SHORT EXERCISE: Exactly and only the lines from the one containing "Convert this diagram to TikZ code." through the one containing "(ylab) at (15,270)" belong in your copy. Pictures do not.

## START

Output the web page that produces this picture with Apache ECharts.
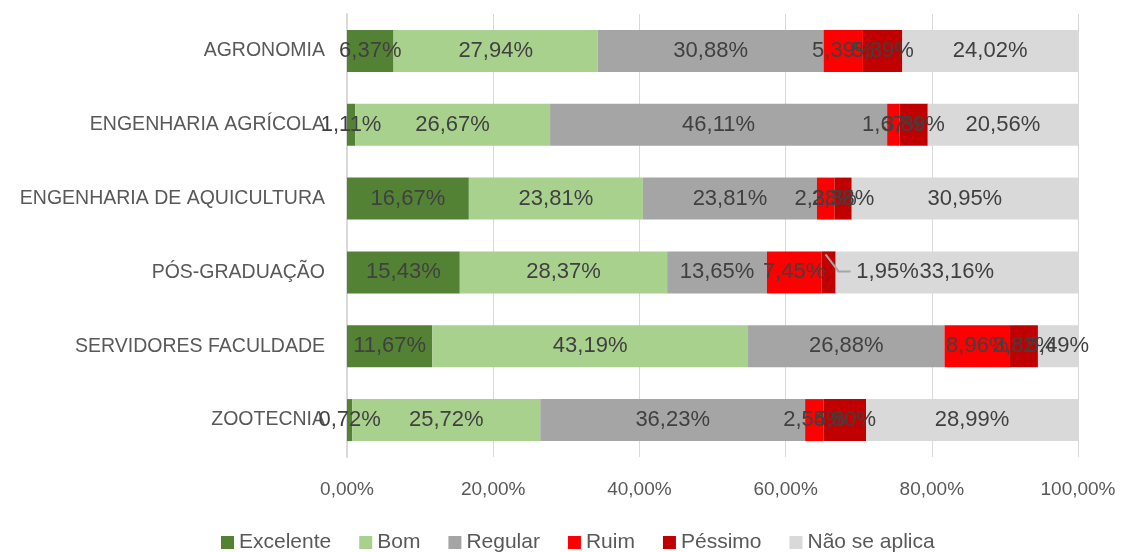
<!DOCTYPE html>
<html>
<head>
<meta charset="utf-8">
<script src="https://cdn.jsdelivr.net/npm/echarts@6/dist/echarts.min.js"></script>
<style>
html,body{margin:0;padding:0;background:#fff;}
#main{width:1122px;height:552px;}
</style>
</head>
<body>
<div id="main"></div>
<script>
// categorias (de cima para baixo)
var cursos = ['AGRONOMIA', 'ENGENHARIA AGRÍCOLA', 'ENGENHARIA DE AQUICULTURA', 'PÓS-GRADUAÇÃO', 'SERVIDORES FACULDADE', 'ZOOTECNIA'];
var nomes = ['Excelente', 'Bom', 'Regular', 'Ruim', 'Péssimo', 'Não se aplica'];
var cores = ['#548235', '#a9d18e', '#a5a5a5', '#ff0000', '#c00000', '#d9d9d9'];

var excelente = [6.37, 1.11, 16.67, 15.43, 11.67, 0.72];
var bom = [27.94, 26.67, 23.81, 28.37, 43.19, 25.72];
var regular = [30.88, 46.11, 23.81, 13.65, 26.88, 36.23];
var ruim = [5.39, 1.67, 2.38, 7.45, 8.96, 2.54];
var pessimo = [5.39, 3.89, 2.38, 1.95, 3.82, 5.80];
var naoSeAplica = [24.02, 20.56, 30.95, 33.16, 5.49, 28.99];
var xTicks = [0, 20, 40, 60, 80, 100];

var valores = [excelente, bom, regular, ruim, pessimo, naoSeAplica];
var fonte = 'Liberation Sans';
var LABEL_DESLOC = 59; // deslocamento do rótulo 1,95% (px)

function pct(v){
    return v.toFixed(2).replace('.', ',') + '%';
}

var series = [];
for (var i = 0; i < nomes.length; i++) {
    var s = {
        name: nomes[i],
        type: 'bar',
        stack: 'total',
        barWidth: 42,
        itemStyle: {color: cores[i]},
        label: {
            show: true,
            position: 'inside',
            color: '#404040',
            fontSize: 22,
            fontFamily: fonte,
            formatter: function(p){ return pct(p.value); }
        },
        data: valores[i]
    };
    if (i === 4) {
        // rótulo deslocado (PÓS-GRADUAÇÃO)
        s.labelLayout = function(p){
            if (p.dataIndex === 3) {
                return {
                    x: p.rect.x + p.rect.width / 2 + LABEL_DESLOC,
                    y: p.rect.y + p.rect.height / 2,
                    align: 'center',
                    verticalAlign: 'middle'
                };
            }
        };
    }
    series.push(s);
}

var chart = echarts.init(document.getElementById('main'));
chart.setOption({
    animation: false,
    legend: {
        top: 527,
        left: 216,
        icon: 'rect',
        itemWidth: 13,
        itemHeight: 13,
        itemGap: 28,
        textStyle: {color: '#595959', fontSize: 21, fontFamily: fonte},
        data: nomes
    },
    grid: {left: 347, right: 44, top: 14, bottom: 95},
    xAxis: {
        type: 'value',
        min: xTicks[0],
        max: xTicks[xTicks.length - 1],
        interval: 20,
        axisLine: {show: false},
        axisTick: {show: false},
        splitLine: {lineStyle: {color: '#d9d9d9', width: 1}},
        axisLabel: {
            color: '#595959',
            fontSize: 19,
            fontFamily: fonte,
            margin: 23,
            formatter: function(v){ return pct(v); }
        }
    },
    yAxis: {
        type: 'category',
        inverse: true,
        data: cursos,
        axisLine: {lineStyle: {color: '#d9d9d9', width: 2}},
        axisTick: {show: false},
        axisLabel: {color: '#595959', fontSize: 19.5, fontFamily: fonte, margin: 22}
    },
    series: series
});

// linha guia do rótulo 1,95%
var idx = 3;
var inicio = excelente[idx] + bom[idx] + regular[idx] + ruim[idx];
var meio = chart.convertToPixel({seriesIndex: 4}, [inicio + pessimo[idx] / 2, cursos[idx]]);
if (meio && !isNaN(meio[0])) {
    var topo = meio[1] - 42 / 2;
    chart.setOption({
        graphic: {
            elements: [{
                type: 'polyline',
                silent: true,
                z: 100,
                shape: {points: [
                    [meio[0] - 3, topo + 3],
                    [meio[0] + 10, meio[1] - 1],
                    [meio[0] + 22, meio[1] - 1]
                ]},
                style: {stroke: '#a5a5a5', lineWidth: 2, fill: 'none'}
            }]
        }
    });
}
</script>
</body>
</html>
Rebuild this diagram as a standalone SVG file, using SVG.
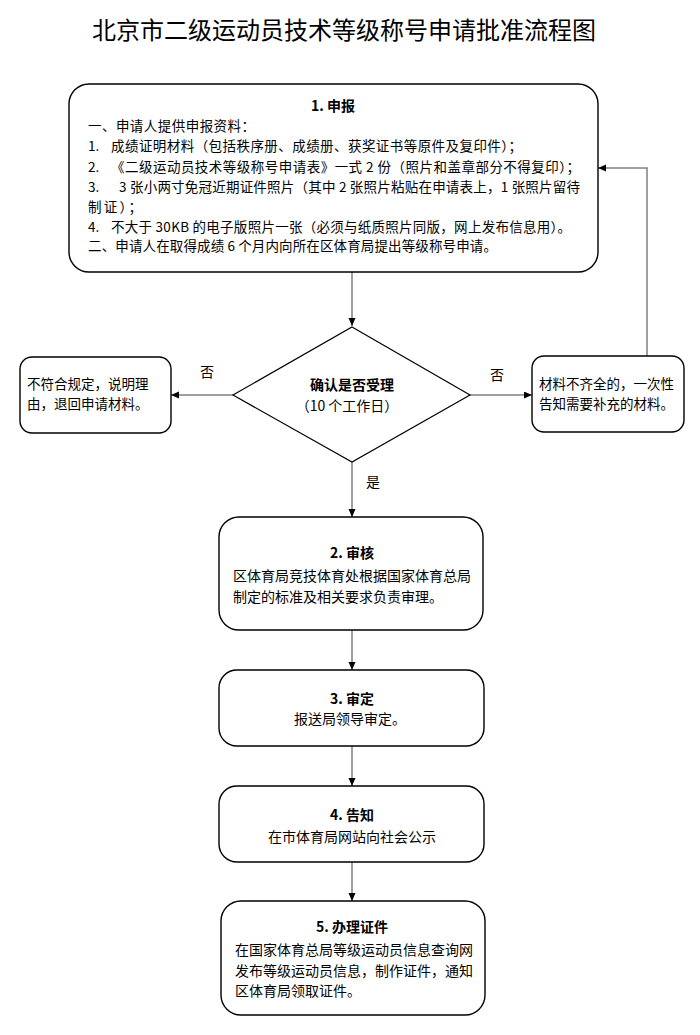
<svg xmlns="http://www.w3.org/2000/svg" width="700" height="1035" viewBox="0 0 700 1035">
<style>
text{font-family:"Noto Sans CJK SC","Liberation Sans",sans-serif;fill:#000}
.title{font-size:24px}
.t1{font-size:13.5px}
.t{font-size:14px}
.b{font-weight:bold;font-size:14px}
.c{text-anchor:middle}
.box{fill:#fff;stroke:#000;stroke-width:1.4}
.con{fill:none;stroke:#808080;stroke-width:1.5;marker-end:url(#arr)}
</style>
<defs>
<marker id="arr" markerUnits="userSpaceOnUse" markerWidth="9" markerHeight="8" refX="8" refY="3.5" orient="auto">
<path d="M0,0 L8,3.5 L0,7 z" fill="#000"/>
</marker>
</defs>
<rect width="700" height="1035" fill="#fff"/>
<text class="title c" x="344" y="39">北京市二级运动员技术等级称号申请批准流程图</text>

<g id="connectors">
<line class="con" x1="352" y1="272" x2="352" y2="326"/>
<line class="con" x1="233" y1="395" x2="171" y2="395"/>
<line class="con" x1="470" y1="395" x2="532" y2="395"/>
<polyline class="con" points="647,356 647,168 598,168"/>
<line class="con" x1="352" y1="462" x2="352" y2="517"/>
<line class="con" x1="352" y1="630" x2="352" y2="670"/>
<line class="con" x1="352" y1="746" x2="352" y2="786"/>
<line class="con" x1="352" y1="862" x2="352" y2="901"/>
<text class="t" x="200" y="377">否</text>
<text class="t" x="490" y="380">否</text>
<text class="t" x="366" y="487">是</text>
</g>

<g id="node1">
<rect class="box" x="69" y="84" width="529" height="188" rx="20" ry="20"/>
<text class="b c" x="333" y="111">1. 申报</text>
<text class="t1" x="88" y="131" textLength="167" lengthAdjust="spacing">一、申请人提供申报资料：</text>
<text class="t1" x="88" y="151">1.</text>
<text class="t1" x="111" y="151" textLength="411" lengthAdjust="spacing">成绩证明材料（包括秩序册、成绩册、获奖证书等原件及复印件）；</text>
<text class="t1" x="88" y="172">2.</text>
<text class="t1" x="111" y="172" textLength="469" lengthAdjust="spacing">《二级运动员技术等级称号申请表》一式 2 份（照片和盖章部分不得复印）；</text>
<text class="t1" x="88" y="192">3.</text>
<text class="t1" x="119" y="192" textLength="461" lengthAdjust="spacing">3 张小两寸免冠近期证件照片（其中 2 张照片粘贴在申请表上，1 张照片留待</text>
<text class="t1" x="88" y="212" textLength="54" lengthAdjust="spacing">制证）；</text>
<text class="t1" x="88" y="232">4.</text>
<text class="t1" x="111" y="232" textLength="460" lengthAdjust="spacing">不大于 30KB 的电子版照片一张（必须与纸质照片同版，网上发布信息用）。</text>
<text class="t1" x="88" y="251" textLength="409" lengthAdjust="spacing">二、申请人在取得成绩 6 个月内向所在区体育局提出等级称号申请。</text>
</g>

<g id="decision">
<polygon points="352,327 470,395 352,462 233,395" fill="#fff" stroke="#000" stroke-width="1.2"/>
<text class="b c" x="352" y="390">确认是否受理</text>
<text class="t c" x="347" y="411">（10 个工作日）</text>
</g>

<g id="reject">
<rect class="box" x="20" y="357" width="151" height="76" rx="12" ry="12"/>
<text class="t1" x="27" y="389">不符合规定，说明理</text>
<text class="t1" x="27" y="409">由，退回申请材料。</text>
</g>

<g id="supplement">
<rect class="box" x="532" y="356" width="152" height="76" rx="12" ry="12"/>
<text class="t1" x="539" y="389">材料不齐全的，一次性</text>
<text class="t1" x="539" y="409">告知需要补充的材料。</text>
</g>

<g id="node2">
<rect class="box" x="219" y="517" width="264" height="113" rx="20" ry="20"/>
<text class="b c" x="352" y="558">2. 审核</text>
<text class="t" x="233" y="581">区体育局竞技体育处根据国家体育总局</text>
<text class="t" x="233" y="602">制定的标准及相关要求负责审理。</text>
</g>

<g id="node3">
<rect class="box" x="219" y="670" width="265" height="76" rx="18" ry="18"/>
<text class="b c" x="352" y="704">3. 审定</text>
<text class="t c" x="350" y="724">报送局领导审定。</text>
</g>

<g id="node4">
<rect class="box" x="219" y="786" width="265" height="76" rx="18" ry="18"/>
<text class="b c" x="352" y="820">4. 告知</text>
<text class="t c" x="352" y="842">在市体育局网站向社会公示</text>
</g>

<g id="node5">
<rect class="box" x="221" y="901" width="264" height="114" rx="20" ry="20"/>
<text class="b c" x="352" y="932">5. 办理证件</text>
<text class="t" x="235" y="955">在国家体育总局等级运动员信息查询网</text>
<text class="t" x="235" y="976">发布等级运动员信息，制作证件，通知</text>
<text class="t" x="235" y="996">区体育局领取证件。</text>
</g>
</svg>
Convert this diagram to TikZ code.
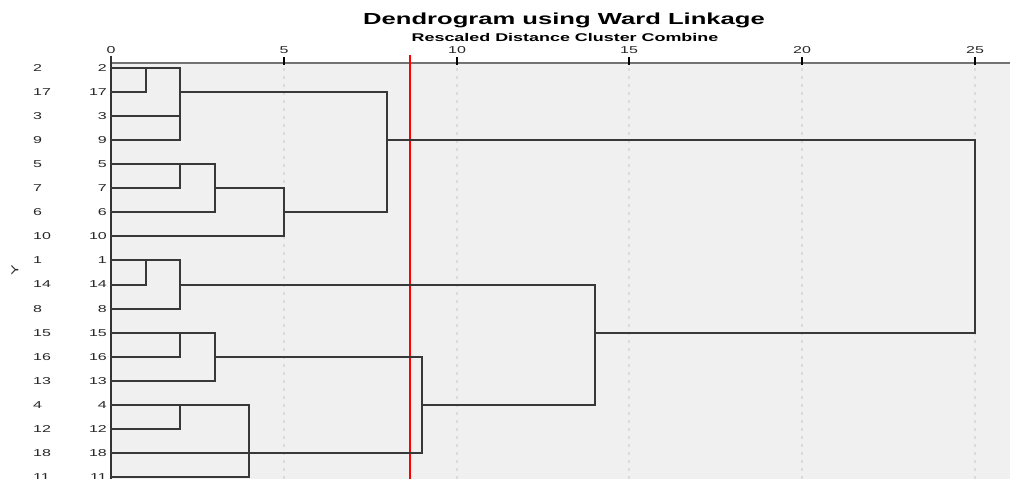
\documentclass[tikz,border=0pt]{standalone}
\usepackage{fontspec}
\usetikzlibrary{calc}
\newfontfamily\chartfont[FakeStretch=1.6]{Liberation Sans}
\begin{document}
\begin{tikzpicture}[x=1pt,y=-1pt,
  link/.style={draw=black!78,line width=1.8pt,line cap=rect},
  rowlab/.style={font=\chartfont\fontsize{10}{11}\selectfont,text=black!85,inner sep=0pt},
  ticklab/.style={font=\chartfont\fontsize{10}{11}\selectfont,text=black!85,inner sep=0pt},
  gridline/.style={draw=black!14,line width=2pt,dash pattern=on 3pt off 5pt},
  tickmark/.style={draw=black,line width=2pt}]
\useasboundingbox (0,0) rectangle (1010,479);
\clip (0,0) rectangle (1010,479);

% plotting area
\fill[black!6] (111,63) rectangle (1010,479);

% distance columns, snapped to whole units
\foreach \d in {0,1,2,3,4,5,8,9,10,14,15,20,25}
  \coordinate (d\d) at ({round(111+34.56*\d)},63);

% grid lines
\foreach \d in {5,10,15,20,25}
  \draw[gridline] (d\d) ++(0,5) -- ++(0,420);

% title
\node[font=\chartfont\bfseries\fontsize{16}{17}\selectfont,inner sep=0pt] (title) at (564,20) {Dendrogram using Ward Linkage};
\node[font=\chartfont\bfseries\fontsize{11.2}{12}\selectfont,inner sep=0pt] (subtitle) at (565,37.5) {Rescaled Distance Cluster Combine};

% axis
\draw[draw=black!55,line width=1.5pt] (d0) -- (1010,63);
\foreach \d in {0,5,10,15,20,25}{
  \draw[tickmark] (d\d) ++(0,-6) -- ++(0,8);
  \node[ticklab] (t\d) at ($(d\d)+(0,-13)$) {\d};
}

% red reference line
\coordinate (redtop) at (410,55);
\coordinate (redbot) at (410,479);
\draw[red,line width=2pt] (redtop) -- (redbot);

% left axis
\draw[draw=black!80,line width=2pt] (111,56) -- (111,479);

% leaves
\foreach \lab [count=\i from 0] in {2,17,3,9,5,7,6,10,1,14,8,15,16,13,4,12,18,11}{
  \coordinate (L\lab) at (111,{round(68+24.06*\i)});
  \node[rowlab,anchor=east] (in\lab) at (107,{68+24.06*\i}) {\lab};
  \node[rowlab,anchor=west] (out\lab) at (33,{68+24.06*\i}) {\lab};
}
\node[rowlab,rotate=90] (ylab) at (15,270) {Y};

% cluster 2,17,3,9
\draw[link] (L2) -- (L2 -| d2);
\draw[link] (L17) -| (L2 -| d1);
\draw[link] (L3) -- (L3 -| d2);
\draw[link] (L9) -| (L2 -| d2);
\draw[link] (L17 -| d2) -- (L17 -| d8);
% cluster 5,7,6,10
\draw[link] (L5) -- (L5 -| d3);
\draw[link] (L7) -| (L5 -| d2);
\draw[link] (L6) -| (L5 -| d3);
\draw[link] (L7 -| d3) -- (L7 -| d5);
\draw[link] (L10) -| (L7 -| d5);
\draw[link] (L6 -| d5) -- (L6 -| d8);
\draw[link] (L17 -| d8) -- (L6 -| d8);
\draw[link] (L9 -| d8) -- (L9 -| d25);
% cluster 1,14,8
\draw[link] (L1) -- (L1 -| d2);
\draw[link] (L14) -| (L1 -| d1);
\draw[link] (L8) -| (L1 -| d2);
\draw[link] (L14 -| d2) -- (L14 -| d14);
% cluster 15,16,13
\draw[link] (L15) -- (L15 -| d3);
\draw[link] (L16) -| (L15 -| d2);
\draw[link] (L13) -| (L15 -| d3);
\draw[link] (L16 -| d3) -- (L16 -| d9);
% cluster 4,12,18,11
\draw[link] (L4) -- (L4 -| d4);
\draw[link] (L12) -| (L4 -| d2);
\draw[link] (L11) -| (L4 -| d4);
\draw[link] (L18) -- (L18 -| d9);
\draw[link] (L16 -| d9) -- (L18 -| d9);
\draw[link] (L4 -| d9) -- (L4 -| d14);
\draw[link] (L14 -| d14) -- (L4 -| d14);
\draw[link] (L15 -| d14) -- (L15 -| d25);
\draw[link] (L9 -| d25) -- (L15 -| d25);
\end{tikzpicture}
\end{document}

## END

SOLVED PROBLEM:
Convert this diagram to TikZ code.
\documentclass[tikz,border=0pt]{standalone}
\usepackage{fontspec}
\usetikzlibrary{calc}
\newfontfamily\chartfont[FakeStretch=1.6]{Liberation Sans}
\begin{document}
\begin{tikzpicture}[x=1pt,y=-1pt,
  link/.style={draw=black!78,line width=1.8pt,line cap=rect},
  rowlab/.style={font=\chartfont\fontsize{10}{11}\selectfont,text=black!85,inner sep=0pt},
  ticklab/.style={font=\chartfont\fontsize{10}{11}\selectfont,text=black!85,inner sep=0pt},
  gridline/.style={draw=black!14,line width=2pt,dash pattern=on 3pt off 5pt},
  tickmark/.style={draw=black,line width=2pt}]
\useasboundingbox (0,0) rectangle (1010,479);
\clip (0,0) rectangle (1010,479);

% plotting area
\fill[black!6] (111,63) rectangle (1010,479);

% distance columns, snapped to whole units
\foreach \d in {0,1,2,3,4,5,8,9,10,14,15,20,25}
  \coordinate (d\d) at ({round(111+34.56*\d)},63);

% grid lines
\foreach \d in {5,10,15,20,25}
  \draw[gridline] (d\d) ++(0,5) -- ++(0,420);

% title
\node[font=\chartfont\bfseries\fontsize{16}{17}\selectfont,inner sep=0pt] (title) at (564,20) {Dendrogram using Ward Linkage};
\node[font=\chartfont\bfseries\fontsize{11.2}{12}\selectfont,inner sep=0pt] (subtitle) at (565,37.5) {Rescaled Distance Cluster Combine};

% axis
\draw[draw=black!55,line width=1.5pt] (d0) -- (1010,63);
\foreach \d in {0,5,10,15,20,25}{
  \draw[tickmark] (d\d) ++(0,-6) -- ++(0,8);
  \node[ticklab] (t\d) at ($(d\d)+(0,-13)$) {\d};
}

% red reference line
\coordinate (redtop) at (410,55);
\coordinate (redbot) at (410,479);
\draw[red,line width=2pt] (redtop) -- (redbot);

% left axis
\draw[draw=black!80,line width=2pt] (111,56) -- (111,479);

% leaves
\foreach \lab [count=\i from 0] in {2,17,3,9,5,7,6,10,1,14,8,15,16,13,4,12,18,11}{
  \coordinate (L\lab) at (111,{round(68+24.06*\i)});
  \node[rowlab,anchor=east] (in\lab) at (107,{68+24.06*\i}) {\lab};
  \node[rowlab,anchor=west] (out\lab) at (33,{68+24.06*\i}) {\lab};
}
\node[rowlab,rotate=90] (ylab) at (15,270) {Y};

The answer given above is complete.